Foi o que aconteceu com Viviane que, alguns anos após a traição, optou por dar fim ao casamento. Segundo a advogada, os anseios de sentir novamente as emoções de conquista e a curiosidade pelo novo podem ter colaborado para a relação vivida fora do matrimônio.

– Não sabemos ao certo de onde vem a insatisfação e o que podemos fazer para reverter isso. Ao passo que, se o parceiro não estiver nessa mesma frequência, sentindo os reflexos de um resfriamento da relação, apenas uma das partes sente o impulso de se jogar em situações extraconjugais – opina.

Desgaste na relação

Para a psicanalista Gabriela Seben, é mais comum que a infidelidade aconteça quando há um desgaste na relação ou se algo não anda bem. Ela pode ser ocasionada pela insatisfação sexual de um dos cônjuges, a falta de admiração pelo outro ou até mesmo pela busca da autoestima, por exemplo.

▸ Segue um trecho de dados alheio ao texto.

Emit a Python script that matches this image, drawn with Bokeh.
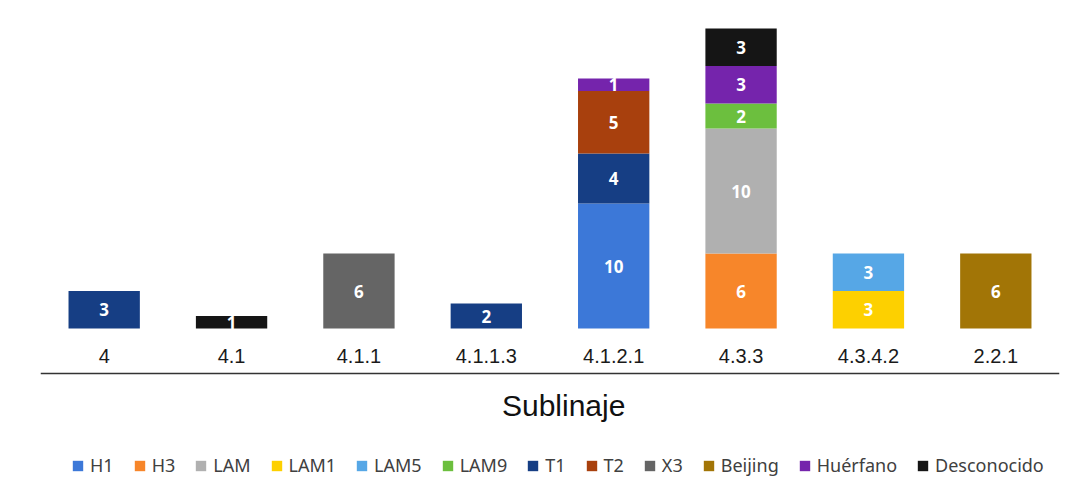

– No entanto, separar-se é bem mais difícil, pois envolve uma série de fatores, como ajustes da vida financeira, a criação dos filhos e o luto que se vive ao término de um relacionamento, que pode ser bastante doloroso e traumático para alguns. É um desprendimento dos ideais projetados naquele casamento – explica.

Diante da impossibilidade ou da dificuldade em lidar com essas questões, muitas pessoas, lembra Gabriela, preferem viver uma vida dupla ou traem de forma efêmera.

Até que a morte os separe?

Há quem mantenha o casamento ainda por questões de cunho social ou pela crença de que a relação deve ser até que “a morte os separe”. É o que salienta a psicóloga e terapeuta de casais Ana Paula Oliveira Freitas.

– Será necessário comunicar à família, aos filhos, aos amigos. Isso envolve um redimensionamento de uns aspectos da identidade também – avalia.

Outros casais, já separados dentro de casa, mantêm relacionamentos considerados extraconjugais pela questão financeira. Além disso, a chegada dos filhos também pode ser determinante no ciclo vital da família, uma vez que envolve toda uma organização para atender às necessidades do bebê.

– Muitos homens se sentem preteridos. E de fato, por um determinado momento, são, pois é preciso dar conta dos cuidados com o bebê. Se o casal já não tinha uma relação leal antes da chegada dos filhos, a tendência é que esse afastamento seja ainda maior – avalia a psicóloga.

Limites do que se julga aceitável e respeitoso

Claro que o casamento muda ao longo do tempo, e o casal precisa evoluir conforme as demandas de cada etapa. Há, contudo, quem não consiga acompanhar e lidar com as frustrações inerentes ao relacionamento e, em vez de dialogar, acaba por trair.

– Algumas pessoas têm receio de uma entrega, sentem-se capturadas pelo outro e ficam com medo de permanecer permanentemente preso a este relacionamento. Dessa forma, acabam buscando um terceiro para não se sentirem ameaçados –  destaca a psicóloga e terapeuta de casais Cláudia Haetinger.

O medo de ficar sozinha e não ter para onde ir com os filhos pesaram na decisão de Carolina*, 50 anos, em permanecer casada após a traição por parte dos dois lados.

– Acredito que o medo e a insegurança mantêm muitos relacionamentos – resume.

Todos buscam o “companheiro perfeito”, que seja desde alguém com afinidades até um bom parceiro sexual. Mas encontrar todos esses atributos em uma pessoa nem sempre é fácil. A psicanalista Gabriela Seben lembra que uma boa relação consiste em respeito e consideração. Ou seja, cada casal deve estabelecer os limites do que julga aceitável e respeitoso.

– É preciso tolerar frustrações na medida do que se considera tolerável. Esse é um caminho possível para estabelecer relações estáveis em que os cônjuges possam se desenvolver pessoalmente e crescer juntos – aconselha.